--- start ---

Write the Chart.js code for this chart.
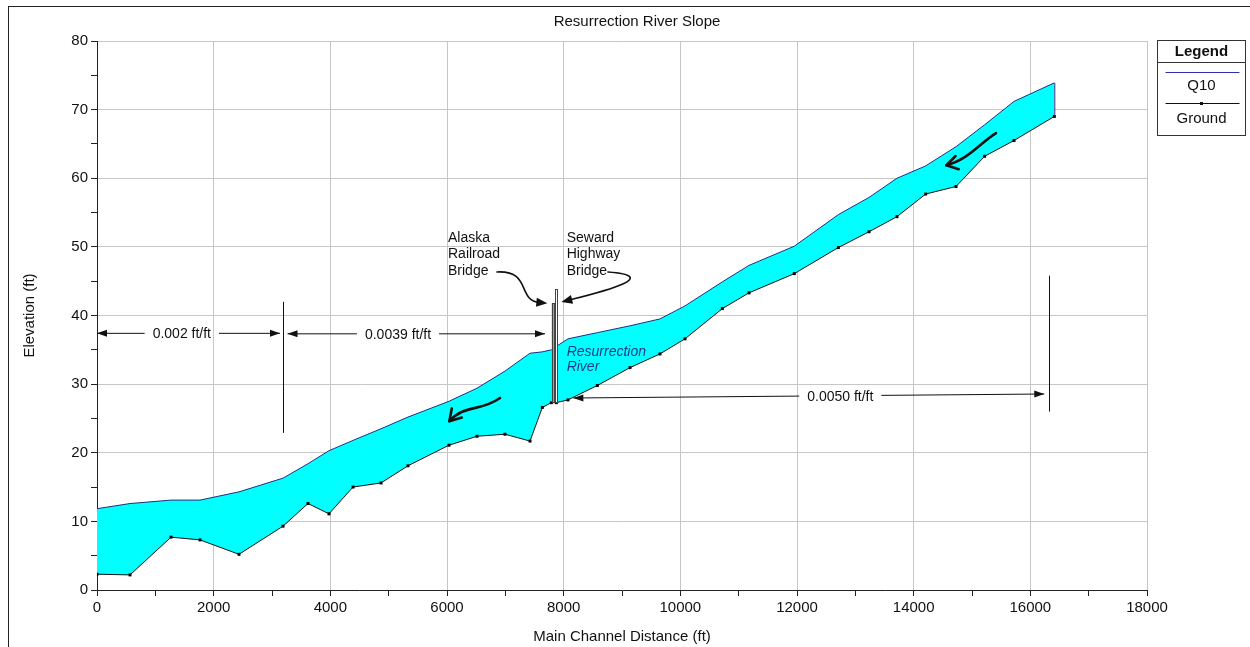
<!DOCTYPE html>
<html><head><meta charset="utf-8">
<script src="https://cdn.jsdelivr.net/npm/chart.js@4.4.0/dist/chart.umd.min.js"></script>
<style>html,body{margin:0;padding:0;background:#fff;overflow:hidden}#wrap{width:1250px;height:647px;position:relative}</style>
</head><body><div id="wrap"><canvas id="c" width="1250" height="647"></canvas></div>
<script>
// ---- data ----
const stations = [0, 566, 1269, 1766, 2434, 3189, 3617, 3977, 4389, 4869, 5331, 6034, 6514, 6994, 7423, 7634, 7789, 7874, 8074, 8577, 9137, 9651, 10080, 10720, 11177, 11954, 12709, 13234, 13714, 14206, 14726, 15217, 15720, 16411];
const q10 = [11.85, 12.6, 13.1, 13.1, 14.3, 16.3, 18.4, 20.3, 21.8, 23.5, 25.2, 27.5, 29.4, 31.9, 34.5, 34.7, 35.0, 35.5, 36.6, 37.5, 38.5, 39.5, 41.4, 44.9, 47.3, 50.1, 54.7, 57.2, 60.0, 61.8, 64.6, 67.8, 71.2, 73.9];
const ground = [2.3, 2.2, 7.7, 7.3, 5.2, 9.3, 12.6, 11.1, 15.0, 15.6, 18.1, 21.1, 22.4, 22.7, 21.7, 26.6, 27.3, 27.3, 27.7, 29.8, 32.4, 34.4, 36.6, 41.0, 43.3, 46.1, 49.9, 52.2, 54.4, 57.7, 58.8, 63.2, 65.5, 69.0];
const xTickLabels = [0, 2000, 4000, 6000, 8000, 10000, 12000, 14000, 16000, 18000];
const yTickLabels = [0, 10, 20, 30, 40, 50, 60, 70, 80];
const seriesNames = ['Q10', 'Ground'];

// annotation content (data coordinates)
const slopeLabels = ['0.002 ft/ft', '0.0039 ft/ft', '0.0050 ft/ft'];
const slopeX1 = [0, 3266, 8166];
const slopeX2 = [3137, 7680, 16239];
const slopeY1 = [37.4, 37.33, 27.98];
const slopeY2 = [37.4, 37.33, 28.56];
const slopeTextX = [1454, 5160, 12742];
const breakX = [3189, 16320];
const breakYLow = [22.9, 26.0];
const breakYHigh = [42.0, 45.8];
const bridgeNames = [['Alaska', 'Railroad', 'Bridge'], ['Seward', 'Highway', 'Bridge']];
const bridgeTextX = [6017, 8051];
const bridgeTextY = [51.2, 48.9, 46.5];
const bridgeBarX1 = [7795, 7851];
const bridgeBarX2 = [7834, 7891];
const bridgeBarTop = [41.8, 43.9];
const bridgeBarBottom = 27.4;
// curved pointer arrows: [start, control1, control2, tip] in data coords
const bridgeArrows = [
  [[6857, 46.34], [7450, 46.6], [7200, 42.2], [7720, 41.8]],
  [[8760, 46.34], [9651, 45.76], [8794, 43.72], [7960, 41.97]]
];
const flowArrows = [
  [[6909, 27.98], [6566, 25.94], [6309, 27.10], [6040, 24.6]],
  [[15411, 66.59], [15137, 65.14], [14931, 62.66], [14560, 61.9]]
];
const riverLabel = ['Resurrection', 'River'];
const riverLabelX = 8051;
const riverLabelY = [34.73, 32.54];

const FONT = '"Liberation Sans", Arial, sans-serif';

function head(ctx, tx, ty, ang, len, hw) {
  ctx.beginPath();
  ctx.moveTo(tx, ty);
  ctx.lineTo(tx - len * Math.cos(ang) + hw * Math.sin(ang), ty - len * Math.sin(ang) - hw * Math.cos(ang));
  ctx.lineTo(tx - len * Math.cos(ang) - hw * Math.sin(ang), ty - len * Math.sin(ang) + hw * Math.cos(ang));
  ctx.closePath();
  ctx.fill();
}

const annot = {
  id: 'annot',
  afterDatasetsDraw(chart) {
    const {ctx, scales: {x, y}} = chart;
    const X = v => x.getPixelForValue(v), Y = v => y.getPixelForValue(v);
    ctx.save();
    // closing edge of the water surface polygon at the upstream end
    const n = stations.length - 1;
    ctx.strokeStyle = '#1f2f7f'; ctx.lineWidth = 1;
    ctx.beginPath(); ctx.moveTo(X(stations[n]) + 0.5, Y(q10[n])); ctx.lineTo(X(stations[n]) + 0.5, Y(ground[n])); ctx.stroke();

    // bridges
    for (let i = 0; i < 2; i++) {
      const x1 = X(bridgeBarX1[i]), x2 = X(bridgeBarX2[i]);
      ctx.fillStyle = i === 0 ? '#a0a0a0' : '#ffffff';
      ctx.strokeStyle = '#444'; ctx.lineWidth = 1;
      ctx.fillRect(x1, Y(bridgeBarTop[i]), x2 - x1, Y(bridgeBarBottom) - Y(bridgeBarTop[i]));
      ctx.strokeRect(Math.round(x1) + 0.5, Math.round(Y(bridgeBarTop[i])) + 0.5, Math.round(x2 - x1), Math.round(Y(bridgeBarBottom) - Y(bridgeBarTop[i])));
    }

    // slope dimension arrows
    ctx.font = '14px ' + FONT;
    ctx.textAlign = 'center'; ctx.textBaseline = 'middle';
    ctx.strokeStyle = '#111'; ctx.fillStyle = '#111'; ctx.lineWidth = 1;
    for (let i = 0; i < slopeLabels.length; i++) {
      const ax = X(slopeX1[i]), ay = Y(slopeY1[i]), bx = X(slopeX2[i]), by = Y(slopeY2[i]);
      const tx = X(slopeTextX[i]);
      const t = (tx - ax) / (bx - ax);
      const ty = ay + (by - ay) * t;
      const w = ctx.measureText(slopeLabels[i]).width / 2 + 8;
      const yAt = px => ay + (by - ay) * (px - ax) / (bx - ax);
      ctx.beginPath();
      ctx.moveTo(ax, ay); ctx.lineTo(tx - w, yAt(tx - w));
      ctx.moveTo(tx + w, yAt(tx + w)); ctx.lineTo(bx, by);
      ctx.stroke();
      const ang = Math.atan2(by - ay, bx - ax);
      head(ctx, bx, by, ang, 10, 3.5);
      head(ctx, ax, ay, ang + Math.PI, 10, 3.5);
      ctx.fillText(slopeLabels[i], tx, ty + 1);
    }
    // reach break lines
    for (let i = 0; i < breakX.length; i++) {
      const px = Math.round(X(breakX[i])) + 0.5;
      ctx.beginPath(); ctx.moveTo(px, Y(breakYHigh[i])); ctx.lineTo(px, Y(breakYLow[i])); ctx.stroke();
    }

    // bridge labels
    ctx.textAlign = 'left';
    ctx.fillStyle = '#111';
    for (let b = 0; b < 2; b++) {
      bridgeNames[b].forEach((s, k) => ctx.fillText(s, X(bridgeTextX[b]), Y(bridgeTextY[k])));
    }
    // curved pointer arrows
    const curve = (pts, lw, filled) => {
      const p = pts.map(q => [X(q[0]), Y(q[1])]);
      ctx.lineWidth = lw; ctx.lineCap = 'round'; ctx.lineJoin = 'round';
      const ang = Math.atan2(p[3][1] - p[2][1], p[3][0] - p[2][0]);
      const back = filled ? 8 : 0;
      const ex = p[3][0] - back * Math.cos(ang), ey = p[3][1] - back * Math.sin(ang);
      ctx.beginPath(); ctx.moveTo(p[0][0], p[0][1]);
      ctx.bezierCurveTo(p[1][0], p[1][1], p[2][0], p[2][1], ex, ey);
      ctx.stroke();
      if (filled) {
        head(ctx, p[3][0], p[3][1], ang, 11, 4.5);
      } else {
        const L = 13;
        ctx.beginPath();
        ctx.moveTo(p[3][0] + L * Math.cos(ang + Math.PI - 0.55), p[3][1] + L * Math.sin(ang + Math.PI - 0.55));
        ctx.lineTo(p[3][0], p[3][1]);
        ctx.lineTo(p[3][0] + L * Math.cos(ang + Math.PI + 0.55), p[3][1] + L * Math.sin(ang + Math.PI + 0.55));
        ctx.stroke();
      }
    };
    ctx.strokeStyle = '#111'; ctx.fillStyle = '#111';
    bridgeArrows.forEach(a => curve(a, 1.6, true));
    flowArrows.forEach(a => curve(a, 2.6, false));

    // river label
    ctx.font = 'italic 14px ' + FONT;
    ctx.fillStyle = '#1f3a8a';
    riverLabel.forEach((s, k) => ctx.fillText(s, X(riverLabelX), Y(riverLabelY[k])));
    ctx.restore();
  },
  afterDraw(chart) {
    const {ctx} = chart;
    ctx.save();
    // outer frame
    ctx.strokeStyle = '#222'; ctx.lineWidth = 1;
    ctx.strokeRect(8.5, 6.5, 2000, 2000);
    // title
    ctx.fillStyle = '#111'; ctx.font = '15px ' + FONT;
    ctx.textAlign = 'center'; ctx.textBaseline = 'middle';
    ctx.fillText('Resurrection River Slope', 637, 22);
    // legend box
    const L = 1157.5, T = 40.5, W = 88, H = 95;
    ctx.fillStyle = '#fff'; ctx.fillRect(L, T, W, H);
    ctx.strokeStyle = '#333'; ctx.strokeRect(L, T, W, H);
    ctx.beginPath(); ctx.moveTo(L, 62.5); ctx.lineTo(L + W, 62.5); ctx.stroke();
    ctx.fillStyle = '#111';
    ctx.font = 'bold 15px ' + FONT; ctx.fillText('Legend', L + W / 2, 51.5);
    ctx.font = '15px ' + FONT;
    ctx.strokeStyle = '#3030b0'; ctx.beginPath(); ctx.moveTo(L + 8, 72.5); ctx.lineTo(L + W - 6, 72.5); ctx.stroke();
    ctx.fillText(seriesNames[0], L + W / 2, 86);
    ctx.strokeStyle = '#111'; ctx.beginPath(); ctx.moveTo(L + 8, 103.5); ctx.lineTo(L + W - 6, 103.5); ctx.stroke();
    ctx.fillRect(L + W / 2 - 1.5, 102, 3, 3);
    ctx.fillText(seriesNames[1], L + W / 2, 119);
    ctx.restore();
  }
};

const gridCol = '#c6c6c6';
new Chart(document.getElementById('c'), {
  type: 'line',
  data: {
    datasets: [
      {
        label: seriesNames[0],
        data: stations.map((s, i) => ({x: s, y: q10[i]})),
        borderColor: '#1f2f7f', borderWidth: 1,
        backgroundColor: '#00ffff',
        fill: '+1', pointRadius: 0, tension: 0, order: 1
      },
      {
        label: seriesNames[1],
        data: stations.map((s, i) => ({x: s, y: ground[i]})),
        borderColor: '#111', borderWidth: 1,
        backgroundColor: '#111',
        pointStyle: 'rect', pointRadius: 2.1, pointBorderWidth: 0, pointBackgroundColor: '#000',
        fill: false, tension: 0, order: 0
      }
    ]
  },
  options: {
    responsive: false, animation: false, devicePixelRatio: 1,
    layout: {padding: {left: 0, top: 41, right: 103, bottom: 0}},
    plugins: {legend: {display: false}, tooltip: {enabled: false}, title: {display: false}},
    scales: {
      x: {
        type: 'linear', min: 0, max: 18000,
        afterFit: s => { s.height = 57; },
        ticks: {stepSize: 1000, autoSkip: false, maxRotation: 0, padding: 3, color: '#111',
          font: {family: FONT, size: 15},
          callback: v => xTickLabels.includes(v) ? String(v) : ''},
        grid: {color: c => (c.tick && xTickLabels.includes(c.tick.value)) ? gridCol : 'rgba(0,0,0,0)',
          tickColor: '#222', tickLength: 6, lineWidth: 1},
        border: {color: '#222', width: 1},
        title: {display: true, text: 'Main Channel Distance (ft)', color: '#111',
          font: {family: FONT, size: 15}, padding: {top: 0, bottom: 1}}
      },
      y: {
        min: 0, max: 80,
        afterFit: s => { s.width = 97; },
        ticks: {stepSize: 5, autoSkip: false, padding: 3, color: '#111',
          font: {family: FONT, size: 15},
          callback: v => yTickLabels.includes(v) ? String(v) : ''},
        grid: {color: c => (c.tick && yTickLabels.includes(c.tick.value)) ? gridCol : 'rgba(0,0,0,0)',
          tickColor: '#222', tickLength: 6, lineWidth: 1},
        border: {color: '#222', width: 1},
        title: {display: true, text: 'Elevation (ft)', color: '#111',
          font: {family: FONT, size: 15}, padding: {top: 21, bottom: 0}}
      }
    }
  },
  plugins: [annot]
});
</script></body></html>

--- end ---

## BRIEF:
Extract the lines exactly, please: the first line of the listing, the line with "const seriesNames = ['Q10', 'Ground'];", and every line between them, but no pictures.

## REPLY TO THE EXERCISE:
Write the Chart.js code for this chart.
<!DOCTYPE html>
<html><head><meta charset="utf-8">
<script src="https://cdn.jsdelivr.net/npm/chart.js@4.4.0/dist/chart.umd.min.js"></script>
<style>html,body{margin:0;padding:0;background:#fff;overflow:hidden}#wrap{width:1250px;height:647px;position:relative}</style>
</head><body><div id="wrap"><canvas id="c" width="1250" height="647"></canvas></div>
<script>
// ---- data ----
const stations = [0, 566, 1269, 1766, 2434, 3189, 3617, 3977, 4389, 4869, 5331, 6034, 6514, 6994, 7423, 7634, 7789, 7874, 8074, 8577, 9137, 9651, 10080, 10720, 11177, 11954, 12709, 13234, 13714, 14206, 14726, 15217, 15720, 16411];
const q10 = [11.85, 12.6, 13.1, 13.1, 14.3, 16.3, 18.4, 20.3, 21.8, 23.5, 25.2, 27.5, 29.4, 31.9, 34.5, 34.7, 35.0, 35.5, 36.6, 37.5, 38.5, 39.5, 41.4, 44.9, 47.3, 50.1, 54.7, 57.2, 60.0, 61.8, 64.6, 67.8, 71.2, 73.9];
const ground = [2.3, 2.2, 7.7, 7.3, 5.2, 9.3, 12.6, 11.1, 15.0, 15.6, 18.1, 21.1, 22.4, 22.7, 21.7, 26.6, 27.3, 27.3, 27.7, 29.8, 32.4, 34.4, 36.6, 41.0, 43.3, 46.1, 49.9, 52.2, 54.4, 57.7, 58.8, 63.2, 65.5, 69.0];
const xTickLabels = [0, 2000, 4000, 6000, 8000, 10000, 12000, 14000, 16000, 18000];
const yTickLabels = [0, 10, 20, 30, 40, 50, 60, 70, 80];
const seriesNames = ['Q10', 'Ground'];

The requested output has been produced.